> **DATASET SECTION**

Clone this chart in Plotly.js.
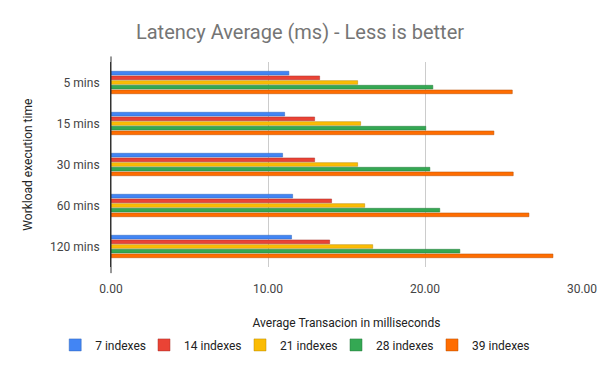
<!DOCTYPE html>
<html>
<head>
<meta charset="utf-8">
<script src="https://cdn.plot.ly/plotly-3.0.1.min.js"></script>
<style>html,body{margin:0;padding:0;background:#fff;}#chart{width:600px;height:371px;}</style>
</head>
<body>
<div id="chart"></div>
<script>
const categories = ["5 mins", "15 mins", "30 mins", "60 mins", "120 mins"];
const seriesNames = ["7 indexes", "14 indexes", "21 indexes", "28 indexes", "39 indexes"];
const idx7  = [11.33, 11.06, 10.93, 11.57, 11.50];
const idx14 = [13.29, 12.97, 12.97, 14.05, 13.93];
const idx21 = [15.71, 15.90, 15.71, 16.16, 16.67];
const idx28 = [20.50, 20.05, 20.31, 20.94, 22.22];
const idx39 = [25.56, 24.39, 25.62, 26.62, 28.15];
const xTicks = [0, 10, 20, 30];

const values = [idx7, idx14, idx21, idx28, idx39];
const colors = ["#4285F4", "#EA4335", "#FBBC04", "#34A853", "#FF6D01"];
const edge = ["#2f64b8", "#a8302a", "#b88a03", "#267a3c", "#b84f01"];
const legendIds = ["legend", "legend2", "legend3", "legend4", "legend5"];
const legendLeft = [0.092, 0.240, 0.400, 0.560, 0.720];

const traces = values.map((v, i) => ({
  type: "bar",
  orientation: "h",
  name: seriesNames[i],
  y: categories,
  x: v,
  legend: legendIds[i],
  marker: {color: colors[i], line: {color: edge[i], width: 0.5}},
  hoverinfo: "x+name"
}));

const layout = {
  width: 600, height: 371,
  margin: {l: 111, r: 18, t: 62, b: 104, pad: 0, autoexpand: false},
  paper_bgcolor: "#fff", plot_bgcolor: "#fff",
  font: {family: "Roboto, Arial, sans-serif", size: 12, color: "#222"},
  title: {text: "Latency Average (ms) - Less is better", x: 0.5, xanchor: "center", y: 0.915, yanchor: "middle",
          font: {size: 20, color: "#757575", family: "Roboto, Arial, sans-serif"}},
  barmode: "group",
  bargap: 0.43,
  bargroupgap: 0.2,
  xaxis: {range: [0, 30], tickvals: xTicks, tickformat: ".2f", showgrid: true, gridcolor: "#cccccc",
          zeroline: false, showline: false, ticks: "", ticklabelstandoff: 13, tickfont: {size: 12, color: "#444"}, automargin: false,
          title: {text: "Average Transacion in milliseconds", font: {size: 12, color: "#222"}, standoff: 23}},
  yaxis: {autorange: "reversed", showgrid: false, zeroline: false, showline: true, linecolor: "#333", linewidth: 1,
          ticks: "", ticklabelstandoff: 8, tickfont: {size: 12, color: "#444"}, automargin: false},
  annotations: [{text: "Workload execution time", xref: "paper", yref: "paper", x: -0.178, y: 0.5,
                 xanchor: "center", yanchor: "middle", textangle: -90, showarrow: false,
                 font: {size: 12, color: "#222"}}],
  shapes: [{type: "line", xref: "paper", yref: "paper", x0: 0, x1: 0, y0: -0.03, y1: 1.027,
            line: {color: "#333", width: 1}, layer: "above"}],
  showlegend: true
};

legendIds.forEach((id, i) => {
  layout[id] = {orientation: "h", xref: "container", xanchor: "left", x: legendLeft[i],
                y: -0.38, yanchor: "middle", font: {size: 12, color: "#222"}, itemwidth: 30,
                bgcolor: "rgba(0,0,0,0)"};
});

Plotly.newPlot("chart", traces, layout, {displayModeBar: false, staticPlot: true});
</script>
</body>
</html>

> **DIRECTIVE**
Leave out the pictures and transcribe everything else exactly.

> **THE ANSWER**
Clone this chart in Plotly.js.
<!DOCTYPE html>
<html>
<head>
<meta charset="utf-8">
<script src="https://cdn.plot.ly/plotly-3.0.1.min.js"></script>
<style>html,body{margin:0;padding:0;background:#fff;}#chart{width:600px;height:371px;}</style>
</head>
<body>
<div id="chart"></div>
<script>
const categories = ["5 mins", "15 mins", "30 mins", "60 mins", "120 mins"];
const seriesNames = ["7 indexes", "14 indexes", "21 indexes", "28 indexes", "39 indexes"];
const idx7  = [11.33, 11.06, 10.93, 11.57, 11.50];
const idx14 = [13.29, 12.97, 12.97, 14.05, 13.93];
const idx21 = [15.71, 15.90, 15.71, 16.16, 16.67];
const idx28 = [20.50, 20.05, 20.31, 20.94, 22.22];
const idx39 = [25.56, 24.39, 25.62, 26.62, 28.15];
const xTicks = [0, 10, 20, 30];

const values = [idx7, idx14, idx21, idx28, idx39];
const colors = ["#4285F4", "#EA4335", "#FBBC04", "#34A853", "#FF6D01"];
const edge = ["#2f64b8", "#a8302a", "#b88a03", "#267a3c", "#b84f01"];
const legendIds = ["legend", "legend2", "legend3", "legend4", "legend5"];
const legendLeft = [0.092, 0.240, 0.400, 0.560, 0.720];

const traces = values.map((v, i) => ({
  type: "bar",
  orientation: "h",
  name: seriesNames[i],
  y: categories,
  x: v,
  legend: legendIds[i],
  marker: {color: colors[i], line: {color: edge[i], width: 0.5}},
  hoverinfo: "x+name"
}));

const layout = {
  width: 600, height: 371,
  margin: {l: 111, r: 18, t: 62, b: 104, pad: 0, autoexpand: false},
  paper_bgcolor: "#fff", plot_bgcolor: "#fff",
  font: {family: "Roboto, Arial, sans-serif", size: 12, color: "#222"},
  title: {text: "Latency Average (ms) - Less is better", x: 0.5, xanchor: "center", y: 0.915, yanchor: "middle",
          font: {size: 20, color: "#757575", family: "Roboto, Arial, sans-serif"}},
  barmode: "group",
  bargap: 0.43,
  bargroupgap: 0.2,
  xaxis: {range: [0, 30], tickvals: xTicks, tickformat: ".2f", showgrid: true, gridcolor: "#cccccc",
          zeroline: false, showline: false, ticks: "", ticklabelstandoff: 13, tickfont: {size: 12, color: "#444"}, automargin: false,
          title: {text: "Average Transacion in milliseconds", font: {size: 12, color: "#222"}, standoff: 23}},
  yaxis: {autorange: "reversed", showgrid: false, zeroline: false, showline: true, linecolor: "#333", linewidth: 1,
          ticks: "", ticklabelstandoff: 8, tickfont: {size: 12, color: "#444"}, automargin: false},
  annotations: [{text: "Workload execution time", xref: "paper", yref: "paper", x: -0.178, y: 0.5,
                 xanchor: "center", yanchor: "middle", textangle: -90, showarrow: false,
                 font: {size: 12, color: "#222"}}],
  shapes: [{type: "line", xref: "paper", yref: "paper", x0: 0, x1: 0, y0: -0.03, y1: 1.027,
            line: {color: "#333", width: 1}, layer: "above"}],
  showlegend: true
};

legendIds.forEach((id, i) => {
  layout[id] = {orientation: "h", xref: "container", xanchor: "left", x: legendLeft[i],
                y: -0.38, yanchor: "middle", font: {size: 12, color: "#222"}, itemwidth: 30,
                bgcolor: "rgba(0,0,0,0)"};
});

Plotly.newPlot("chart", traces, layout, {displayModeBar: false, staticPlot: true});
</script>
</body>
</html>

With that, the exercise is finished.